■ Do this: Copy from the first line below down to and including the line with "import seaborn as sns". Skip the pictures.

________________________________________

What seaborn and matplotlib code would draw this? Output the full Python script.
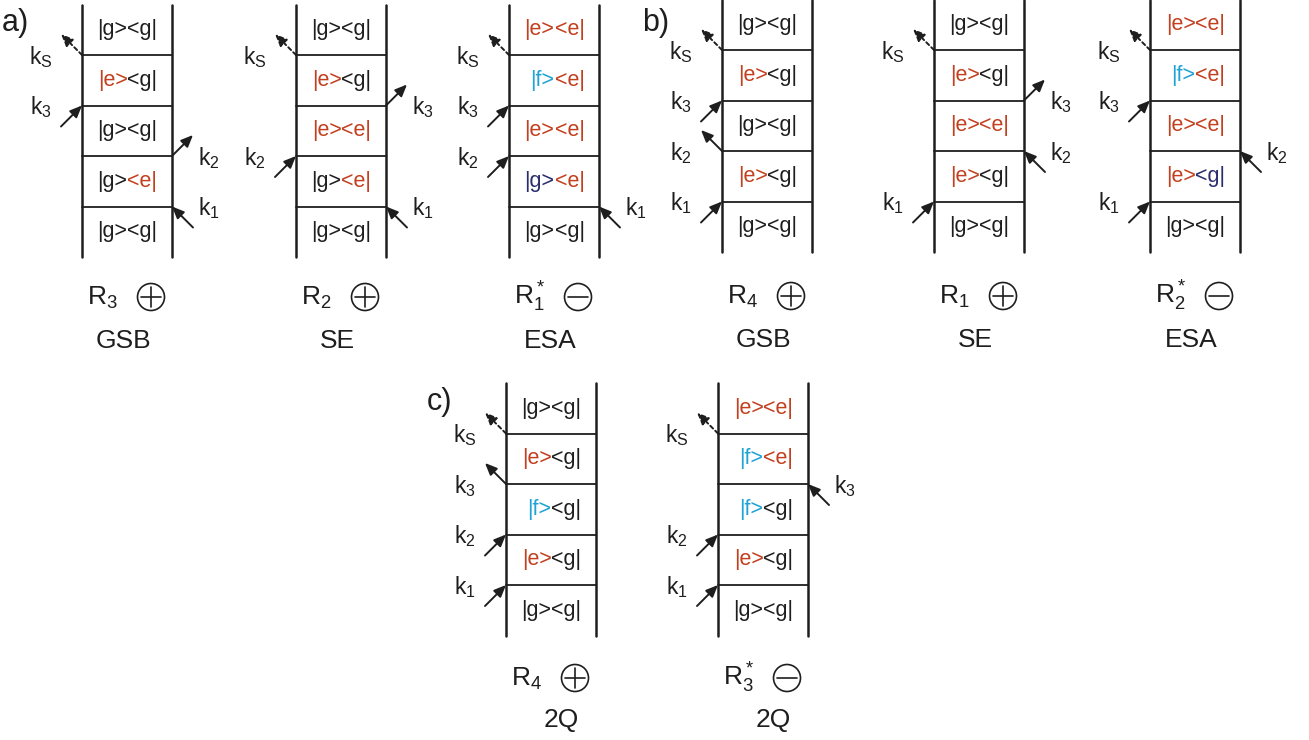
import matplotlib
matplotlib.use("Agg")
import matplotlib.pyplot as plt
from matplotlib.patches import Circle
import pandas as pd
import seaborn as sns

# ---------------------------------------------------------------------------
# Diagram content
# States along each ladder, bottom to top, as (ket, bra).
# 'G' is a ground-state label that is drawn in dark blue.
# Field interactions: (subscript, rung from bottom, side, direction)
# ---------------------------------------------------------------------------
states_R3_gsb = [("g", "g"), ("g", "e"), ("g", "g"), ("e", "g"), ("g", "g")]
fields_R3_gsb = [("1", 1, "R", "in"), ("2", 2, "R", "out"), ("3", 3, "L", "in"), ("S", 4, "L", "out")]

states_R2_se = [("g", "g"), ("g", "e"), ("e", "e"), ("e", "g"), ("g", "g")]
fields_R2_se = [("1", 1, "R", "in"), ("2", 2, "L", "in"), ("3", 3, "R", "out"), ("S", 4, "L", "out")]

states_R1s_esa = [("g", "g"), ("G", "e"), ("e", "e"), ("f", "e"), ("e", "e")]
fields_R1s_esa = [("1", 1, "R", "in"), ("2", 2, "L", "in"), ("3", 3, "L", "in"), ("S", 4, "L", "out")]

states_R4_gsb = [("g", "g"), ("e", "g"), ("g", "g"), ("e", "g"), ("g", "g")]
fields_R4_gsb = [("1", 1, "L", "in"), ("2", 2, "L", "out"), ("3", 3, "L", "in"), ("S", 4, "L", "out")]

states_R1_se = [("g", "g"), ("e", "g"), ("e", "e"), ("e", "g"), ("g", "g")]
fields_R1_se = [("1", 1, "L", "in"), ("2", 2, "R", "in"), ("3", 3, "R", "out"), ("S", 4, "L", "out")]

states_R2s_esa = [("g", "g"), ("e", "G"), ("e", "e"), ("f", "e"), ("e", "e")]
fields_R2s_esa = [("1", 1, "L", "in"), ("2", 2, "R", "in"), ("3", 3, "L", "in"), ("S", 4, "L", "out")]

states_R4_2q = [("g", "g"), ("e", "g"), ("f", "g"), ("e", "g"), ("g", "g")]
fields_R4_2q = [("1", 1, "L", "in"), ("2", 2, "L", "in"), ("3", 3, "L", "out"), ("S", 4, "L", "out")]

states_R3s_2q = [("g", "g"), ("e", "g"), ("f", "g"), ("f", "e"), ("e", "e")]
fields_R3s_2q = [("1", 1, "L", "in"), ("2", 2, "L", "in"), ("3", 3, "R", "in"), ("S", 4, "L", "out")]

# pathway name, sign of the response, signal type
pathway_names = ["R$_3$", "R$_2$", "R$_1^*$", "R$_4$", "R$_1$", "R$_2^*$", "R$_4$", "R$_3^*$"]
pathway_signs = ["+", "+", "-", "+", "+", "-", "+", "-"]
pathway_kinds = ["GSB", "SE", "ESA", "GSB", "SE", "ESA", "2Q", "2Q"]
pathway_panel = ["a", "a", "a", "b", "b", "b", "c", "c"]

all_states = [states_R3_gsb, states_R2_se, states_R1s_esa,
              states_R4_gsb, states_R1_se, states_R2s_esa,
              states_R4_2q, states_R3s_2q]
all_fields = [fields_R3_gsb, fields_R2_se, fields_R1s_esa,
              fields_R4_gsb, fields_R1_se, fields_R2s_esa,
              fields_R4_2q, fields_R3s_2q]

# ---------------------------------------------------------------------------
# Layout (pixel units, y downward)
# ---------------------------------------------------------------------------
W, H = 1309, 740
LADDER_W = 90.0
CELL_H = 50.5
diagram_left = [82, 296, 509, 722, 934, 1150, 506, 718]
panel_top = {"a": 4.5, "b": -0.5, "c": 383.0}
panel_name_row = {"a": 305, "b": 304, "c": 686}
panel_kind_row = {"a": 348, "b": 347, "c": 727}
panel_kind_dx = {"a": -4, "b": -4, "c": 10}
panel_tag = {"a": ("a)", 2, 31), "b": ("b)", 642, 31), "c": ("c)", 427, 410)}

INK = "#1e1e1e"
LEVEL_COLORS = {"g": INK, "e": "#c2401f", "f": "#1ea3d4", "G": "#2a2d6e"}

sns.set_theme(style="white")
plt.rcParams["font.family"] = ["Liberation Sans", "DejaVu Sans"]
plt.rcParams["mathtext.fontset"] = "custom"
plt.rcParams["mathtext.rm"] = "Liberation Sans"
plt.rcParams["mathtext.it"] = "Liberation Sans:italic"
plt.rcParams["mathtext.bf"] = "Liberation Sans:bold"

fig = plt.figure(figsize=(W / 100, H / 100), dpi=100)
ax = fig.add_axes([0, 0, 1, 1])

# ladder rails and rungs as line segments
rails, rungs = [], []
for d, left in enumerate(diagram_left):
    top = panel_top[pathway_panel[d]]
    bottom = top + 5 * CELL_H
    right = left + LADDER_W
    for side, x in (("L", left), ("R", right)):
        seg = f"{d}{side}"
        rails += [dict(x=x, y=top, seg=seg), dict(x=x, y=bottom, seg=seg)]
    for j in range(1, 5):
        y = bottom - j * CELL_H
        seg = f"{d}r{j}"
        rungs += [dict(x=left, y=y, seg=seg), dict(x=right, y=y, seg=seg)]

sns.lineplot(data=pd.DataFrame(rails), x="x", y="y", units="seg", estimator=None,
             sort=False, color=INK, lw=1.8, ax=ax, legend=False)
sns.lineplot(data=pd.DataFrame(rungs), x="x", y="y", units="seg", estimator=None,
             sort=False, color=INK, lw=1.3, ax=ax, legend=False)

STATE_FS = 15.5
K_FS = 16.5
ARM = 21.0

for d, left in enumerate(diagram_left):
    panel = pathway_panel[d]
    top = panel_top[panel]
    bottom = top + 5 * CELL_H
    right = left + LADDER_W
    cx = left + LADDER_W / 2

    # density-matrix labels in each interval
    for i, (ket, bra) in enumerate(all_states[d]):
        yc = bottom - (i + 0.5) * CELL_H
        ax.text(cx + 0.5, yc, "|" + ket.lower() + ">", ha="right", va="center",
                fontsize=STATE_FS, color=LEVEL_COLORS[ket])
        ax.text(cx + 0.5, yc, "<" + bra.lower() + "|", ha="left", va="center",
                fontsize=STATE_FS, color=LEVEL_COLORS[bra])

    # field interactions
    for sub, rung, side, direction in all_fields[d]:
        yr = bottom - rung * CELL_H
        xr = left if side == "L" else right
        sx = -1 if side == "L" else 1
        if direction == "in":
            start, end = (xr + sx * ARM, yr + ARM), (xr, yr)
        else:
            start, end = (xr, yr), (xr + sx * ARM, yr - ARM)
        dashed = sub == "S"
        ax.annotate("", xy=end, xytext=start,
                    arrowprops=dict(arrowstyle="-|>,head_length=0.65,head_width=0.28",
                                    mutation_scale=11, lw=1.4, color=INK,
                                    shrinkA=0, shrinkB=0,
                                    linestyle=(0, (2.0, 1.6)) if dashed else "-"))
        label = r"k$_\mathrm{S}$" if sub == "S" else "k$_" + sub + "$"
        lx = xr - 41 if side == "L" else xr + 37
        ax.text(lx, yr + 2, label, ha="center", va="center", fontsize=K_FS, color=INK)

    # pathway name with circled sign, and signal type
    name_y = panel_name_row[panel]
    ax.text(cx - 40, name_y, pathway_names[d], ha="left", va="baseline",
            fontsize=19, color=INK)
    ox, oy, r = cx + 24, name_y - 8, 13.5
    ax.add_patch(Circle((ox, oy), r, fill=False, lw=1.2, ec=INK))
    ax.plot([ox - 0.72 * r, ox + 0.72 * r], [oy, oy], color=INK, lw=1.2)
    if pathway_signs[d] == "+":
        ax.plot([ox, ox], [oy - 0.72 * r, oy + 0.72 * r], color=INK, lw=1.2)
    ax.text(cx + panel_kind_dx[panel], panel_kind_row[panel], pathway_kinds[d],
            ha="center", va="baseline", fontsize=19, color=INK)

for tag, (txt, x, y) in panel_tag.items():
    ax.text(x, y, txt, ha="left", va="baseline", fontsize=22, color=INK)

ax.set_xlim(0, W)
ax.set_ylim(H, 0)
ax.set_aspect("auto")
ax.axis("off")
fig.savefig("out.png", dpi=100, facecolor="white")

________________________________________

■ Correct output:
What seaborn and matplotlib code would draw this? Output the full Python script.
import matplotlib
matplotlib.use("Agg")
import matplotlib.pyplot as plt
from matplotlib.patches import Circle
import pandas as pd
import seaborn as sns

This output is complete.